SAFE recently completed an internal evaluation of our programs, and the results are exciting! Check out an overview of what we found below:
Background: Too little progress has been made in reducing maternal and perinatal mortality in Uganda since 2000, partly resulting from poor utilization of maternal healthcare services and poor facility infrastructure. Safe Mothers, Safe Babies (SAFE) addresses these deficiencies through an integrated intervention package targeting the three delays (Thaddeus and Maine), including: (1) increasing demand through participatory educational outreach with community groups; (2) improving access through motorcycle ambulances and personal savings programs; and (3) using innovative low-cost technology to improve quality of care through strengthening facility infrastructure, commodities, and medical training.
Objective: To evaluate whether Safe Mothers, Safe Babies’ approach has improved utilization of delivery care in target health facilities.
Data and Methods: We conducted a cross-sectional quantitative and qualitative evaluation through: secondary health data from 4 intervention and 3 control facilities assessing change in the number of monthly health center deliveries and distribution of types of obstetric emergency and related maternal referrals; qualitative data from 49 key informant interviews assessing program quality; a photovoice project conducted by program beneficiaries assessing community views; and six months of field notes from observing obstetric care in 14 facilities.
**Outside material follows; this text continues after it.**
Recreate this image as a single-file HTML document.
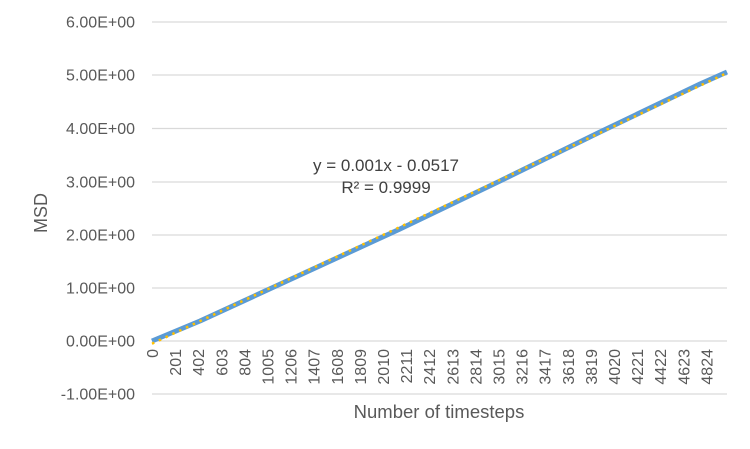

Results: Intervention facilities experienced a 40.63% average increase in health center deliveries 24 months after the intervention package, which three control facilities did not experience (t(5)=-2.8, p=0.038). This was confirmed by results from key informant interviews, which reported increased utilization of healthcare services in addition to satisfaction with all types of three delay projects.
Discussion and Implications: The intervention package has effectively improved the utilization of delivery care in target health facilities by addressing the three delays. This demonstrates a successful way that the three delays model can be united with community-based and facility-based approaches to improve maternal and child health, both in Uganda and potentially elsewhere.